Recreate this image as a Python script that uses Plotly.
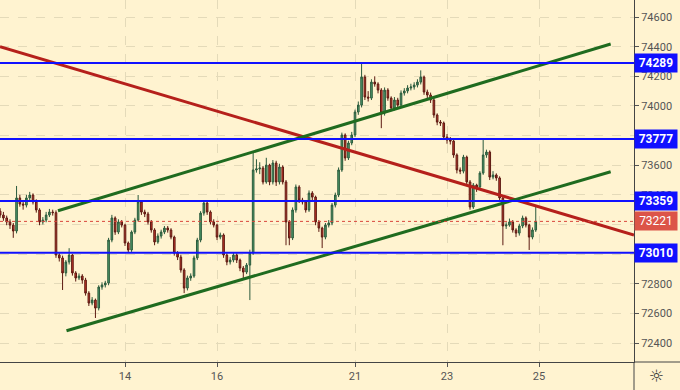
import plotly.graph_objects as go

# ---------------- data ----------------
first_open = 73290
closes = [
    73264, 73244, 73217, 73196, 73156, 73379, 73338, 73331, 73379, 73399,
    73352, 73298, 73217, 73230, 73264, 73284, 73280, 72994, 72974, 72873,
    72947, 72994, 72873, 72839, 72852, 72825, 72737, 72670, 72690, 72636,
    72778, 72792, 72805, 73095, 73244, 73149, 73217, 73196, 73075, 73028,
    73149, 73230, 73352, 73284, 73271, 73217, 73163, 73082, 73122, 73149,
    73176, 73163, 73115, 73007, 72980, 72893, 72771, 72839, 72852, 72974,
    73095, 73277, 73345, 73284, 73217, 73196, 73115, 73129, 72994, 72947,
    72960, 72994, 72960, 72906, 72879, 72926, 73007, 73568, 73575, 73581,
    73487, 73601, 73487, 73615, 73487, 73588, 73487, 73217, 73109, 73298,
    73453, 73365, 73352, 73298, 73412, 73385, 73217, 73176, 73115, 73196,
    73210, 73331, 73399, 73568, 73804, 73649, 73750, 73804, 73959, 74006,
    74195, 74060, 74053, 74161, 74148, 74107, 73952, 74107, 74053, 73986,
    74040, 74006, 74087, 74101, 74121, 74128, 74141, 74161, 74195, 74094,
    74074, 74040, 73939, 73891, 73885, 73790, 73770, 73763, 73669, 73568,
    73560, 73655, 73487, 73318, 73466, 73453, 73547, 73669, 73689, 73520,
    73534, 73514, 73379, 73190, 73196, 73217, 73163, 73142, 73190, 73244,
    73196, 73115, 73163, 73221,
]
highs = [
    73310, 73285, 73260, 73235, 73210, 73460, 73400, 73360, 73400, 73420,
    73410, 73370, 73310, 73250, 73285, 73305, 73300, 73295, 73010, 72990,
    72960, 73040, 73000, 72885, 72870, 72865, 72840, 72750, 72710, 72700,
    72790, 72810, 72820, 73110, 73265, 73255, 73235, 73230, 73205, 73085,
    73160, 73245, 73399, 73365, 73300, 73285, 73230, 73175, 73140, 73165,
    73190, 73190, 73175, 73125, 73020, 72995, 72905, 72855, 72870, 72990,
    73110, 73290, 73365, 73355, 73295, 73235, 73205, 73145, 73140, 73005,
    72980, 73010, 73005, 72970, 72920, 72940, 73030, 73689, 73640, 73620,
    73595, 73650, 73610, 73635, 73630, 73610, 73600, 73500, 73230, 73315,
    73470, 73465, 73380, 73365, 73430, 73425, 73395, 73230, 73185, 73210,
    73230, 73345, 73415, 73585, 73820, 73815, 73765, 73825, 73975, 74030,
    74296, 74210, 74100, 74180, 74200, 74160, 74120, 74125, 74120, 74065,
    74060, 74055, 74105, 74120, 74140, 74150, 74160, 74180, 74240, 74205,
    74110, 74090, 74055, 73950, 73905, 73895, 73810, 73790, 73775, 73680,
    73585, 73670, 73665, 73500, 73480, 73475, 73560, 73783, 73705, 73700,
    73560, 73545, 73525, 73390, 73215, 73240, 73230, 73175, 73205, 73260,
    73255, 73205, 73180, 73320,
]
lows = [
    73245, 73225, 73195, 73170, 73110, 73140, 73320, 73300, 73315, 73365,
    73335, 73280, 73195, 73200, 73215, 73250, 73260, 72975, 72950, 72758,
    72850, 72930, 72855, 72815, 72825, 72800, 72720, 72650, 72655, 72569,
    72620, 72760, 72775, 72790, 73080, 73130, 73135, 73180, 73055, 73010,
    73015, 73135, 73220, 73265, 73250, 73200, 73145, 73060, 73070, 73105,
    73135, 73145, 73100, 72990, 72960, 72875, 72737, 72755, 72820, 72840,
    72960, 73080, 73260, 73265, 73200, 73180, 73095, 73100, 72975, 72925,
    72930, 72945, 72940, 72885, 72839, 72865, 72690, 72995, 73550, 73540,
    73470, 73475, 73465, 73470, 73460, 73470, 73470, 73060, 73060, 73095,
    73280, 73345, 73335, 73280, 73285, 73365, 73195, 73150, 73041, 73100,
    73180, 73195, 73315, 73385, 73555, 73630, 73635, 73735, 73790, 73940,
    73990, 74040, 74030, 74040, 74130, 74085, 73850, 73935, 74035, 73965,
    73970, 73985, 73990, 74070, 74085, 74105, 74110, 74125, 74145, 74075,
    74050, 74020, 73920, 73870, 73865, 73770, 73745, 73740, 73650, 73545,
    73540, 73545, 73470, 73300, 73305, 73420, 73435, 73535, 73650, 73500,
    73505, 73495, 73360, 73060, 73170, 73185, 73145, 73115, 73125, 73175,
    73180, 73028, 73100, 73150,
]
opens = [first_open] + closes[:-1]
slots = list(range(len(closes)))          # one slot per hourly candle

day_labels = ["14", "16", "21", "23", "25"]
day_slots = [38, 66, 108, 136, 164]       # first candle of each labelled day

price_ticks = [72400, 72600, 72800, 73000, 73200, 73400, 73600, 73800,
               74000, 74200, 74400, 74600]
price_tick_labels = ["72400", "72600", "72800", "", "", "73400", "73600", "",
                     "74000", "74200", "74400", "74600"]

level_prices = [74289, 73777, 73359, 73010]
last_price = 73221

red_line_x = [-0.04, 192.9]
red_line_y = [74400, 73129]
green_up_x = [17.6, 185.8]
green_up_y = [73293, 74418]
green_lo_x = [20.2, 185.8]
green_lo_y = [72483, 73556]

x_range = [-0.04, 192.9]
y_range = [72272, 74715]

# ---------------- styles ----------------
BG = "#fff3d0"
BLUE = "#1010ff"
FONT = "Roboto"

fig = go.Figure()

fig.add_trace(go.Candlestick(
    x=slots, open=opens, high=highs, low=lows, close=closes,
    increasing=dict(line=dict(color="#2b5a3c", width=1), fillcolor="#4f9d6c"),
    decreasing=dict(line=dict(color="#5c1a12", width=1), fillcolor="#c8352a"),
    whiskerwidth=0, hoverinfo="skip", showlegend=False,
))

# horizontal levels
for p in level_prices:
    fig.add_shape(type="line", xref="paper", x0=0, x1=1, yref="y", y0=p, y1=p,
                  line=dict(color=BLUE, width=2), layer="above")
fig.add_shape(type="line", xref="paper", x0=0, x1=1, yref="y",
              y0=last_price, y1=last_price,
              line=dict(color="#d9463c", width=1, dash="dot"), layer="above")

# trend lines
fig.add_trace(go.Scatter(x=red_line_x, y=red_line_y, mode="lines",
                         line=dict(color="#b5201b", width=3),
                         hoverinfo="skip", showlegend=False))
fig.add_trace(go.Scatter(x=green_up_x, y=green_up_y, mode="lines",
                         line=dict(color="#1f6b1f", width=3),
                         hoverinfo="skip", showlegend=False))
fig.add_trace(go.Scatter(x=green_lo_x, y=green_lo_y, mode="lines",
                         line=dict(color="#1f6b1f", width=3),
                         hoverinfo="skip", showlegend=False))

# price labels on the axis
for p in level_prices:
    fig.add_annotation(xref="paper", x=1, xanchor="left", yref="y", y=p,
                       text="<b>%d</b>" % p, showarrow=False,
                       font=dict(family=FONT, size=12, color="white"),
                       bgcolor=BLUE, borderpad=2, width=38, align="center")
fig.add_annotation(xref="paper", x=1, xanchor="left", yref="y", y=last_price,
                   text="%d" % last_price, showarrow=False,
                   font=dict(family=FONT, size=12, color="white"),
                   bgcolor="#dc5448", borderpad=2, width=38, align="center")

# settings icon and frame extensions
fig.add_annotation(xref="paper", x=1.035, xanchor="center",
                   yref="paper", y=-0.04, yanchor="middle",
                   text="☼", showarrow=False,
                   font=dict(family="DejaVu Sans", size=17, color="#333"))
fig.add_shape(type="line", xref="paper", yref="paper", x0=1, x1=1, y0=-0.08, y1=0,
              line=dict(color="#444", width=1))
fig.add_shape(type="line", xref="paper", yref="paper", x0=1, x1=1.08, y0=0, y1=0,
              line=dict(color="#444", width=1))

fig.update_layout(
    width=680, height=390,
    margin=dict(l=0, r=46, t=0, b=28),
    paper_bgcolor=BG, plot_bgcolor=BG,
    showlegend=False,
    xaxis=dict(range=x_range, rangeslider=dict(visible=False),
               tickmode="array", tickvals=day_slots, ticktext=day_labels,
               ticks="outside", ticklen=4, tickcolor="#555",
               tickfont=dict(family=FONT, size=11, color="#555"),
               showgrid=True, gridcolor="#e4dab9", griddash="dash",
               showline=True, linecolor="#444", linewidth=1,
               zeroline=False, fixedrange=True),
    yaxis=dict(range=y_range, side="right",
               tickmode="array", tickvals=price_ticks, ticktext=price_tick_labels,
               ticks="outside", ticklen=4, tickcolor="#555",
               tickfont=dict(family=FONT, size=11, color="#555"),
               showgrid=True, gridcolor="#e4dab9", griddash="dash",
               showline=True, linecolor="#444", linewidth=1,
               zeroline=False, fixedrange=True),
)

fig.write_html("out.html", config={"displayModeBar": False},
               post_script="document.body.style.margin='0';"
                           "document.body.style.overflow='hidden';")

━━━━━━━━━━

* _What to do_
From the first line above through the line containing "import plotly.graph_objects as go", copy everything exactly, without the pictures.

* _Task output_
Recreate this image as a Python script that uses Plotly.
import plotly.graph_objects as go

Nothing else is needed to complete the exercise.